* begin RECORDED DATA *
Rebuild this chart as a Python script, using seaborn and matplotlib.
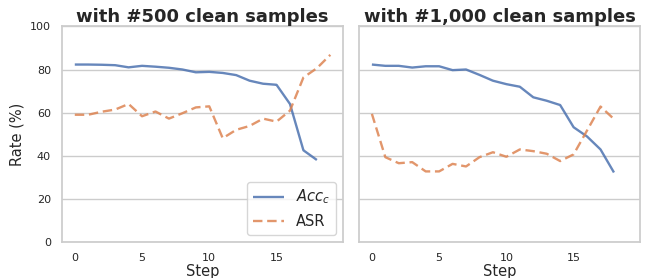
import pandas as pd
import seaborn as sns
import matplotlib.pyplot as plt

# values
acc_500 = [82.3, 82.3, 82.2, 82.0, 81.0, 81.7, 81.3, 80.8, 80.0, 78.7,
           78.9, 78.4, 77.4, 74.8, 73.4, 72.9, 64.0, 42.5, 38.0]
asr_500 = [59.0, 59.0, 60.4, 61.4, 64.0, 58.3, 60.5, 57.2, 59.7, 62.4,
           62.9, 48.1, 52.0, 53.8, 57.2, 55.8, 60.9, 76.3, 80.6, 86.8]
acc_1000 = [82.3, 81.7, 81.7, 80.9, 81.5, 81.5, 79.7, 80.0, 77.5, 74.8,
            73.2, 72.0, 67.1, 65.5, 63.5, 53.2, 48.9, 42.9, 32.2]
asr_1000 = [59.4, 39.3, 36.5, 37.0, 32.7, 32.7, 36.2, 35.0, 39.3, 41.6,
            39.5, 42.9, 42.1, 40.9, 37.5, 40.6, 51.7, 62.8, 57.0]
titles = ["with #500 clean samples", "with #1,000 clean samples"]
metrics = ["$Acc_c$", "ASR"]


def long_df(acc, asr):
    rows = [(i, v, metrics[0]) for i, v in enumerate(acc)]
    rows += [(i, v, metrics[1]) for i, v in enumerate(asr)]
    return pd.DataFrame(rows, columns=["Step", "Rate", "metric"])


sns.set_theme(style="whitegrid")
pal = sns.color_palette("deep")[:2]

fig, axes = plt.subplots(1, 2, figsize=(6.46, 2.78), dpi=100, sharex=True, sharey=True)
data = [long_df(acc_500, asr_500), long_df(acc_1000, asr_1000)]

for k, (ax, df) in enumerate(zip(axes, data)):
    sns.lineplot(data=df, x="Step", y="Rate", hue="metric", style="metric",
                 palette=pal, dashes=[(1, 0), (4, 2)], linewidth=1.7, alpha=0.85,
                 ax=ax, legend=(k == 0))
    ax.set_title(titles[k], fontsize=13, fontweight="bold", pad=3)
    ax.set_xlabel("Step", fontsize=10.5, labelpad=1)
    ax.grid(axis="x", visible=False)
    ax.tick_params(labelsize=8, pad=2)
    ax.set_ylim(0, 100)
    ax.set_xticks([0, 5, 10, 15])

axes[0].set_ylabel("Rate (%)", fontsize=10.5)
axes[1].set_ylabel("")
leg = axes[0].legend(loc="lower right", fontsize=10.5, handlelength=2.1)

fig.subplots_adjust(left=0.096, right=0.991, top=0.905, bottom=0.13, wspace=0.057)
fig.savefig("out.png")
* end RECORDED DATA *
◆ WHAT THE EXERCISE ASKS ◆
Copy out all of the material exactly as written, without its pictures.

◆ CORRECT ANSWER ◆
Rebuild this chart as a Python script, using seaborn and matplotlib.
import pandas as pd
import seaborn as sns
import matplotlib.pyplot as plt

# values
acc_500 = [82.3, 82.3, 82.2, 82.0, 81.0, 81.7, 81.3, 80.8, 80.0, 78.7,
           78.9, 78.4, 77.4, 74.8, 73.4, 72.9, 64.0, 42.5, 38.0]
asr_500 = [59.0, 59.0, 60.4, 61.4, 64.0, 58.3, 60.5, 57.2, 59.7, 62.4,
           62.9, 48.1, 52.0, 53.8, 57.2, 55.8, 60.9, 76.3, 80.6, 86.8]
acc_1000 = [82.3, 81.7, 81.7, 80.9, 81.5, 81.5, 79.7, 80.0, 77.5, 74.8,
            73.2, 72.0, 67.1, 65.5, 63.5, 53.2, 48.9, 42.9, 32.2]
asr_1000 = [59.4, 39.3, 36.5, 37.0, 32.7, 32.7, 36.2, 35.0, 39.3, 41.6,
            39.5, 42.9, 42.1, 40.9, 37.5, 40.6, 51.7, 62.8, 57.0]
titles = ["with #500 clean samples", "with #1,000 clean samples"]
metrics = ["$Acc_c$", "ASR"]


def long_df(acc, asr):
    rows = [(i, v, metrics[0]) for i, v in enumerate(acc)]
    rows += [(i, v, metrics[1]) for i, v in enumerate(asr)]
    return pd.DataFrame(rows, columns=["Step", "Rate", "metric"])


sns.set_theme(style="whitegrid")
pal = sns.color_palette("deep")[:2]

fig, axes = plt.subplots(1, 2, figsize=(6.46, 2.78), dpi=100, sharex=True, sharey=True)
data = [long_df(acc_500, asr_500), long_df(acc_1000, asr_1000)]

for k, (ax, df) in enumerate(zip(axes, data)):
    sns.lineplot(data=df, x="Step", y="Rate", hue="metric", style="metric",
                 palette=pal, dashes=[(1, 0), (4, 2)], linewidth=1.7, alpha=0.85,
                 ax=ax, legend=(k == 0))
    ax.set_title(titles[k], fontsize=13, fontweight="bold", pad=3)
    ax.set_xlabel("Step", fontsize=10.5, labelpad=1)
    ax.grid(axis="x", visible=False)
    ax.tick_params(labelsize=8, pad=2)
    ax.set_ylim(0, 100)
    ax.set_xticks([0, 5, 10, 15])

axes[0].set_ylabel("Rate (%)", fontsize=10.5)
axes[1].set_ylabel("")
leg = axes[0].legend(loc="lower right", fontsize=10.5, handlelength=2.1)

fig.subplots_adjust(left=0.096, right=0.991, top=0.905, bottom=0.13, wspace=0.057)
fig.savefig("out.png")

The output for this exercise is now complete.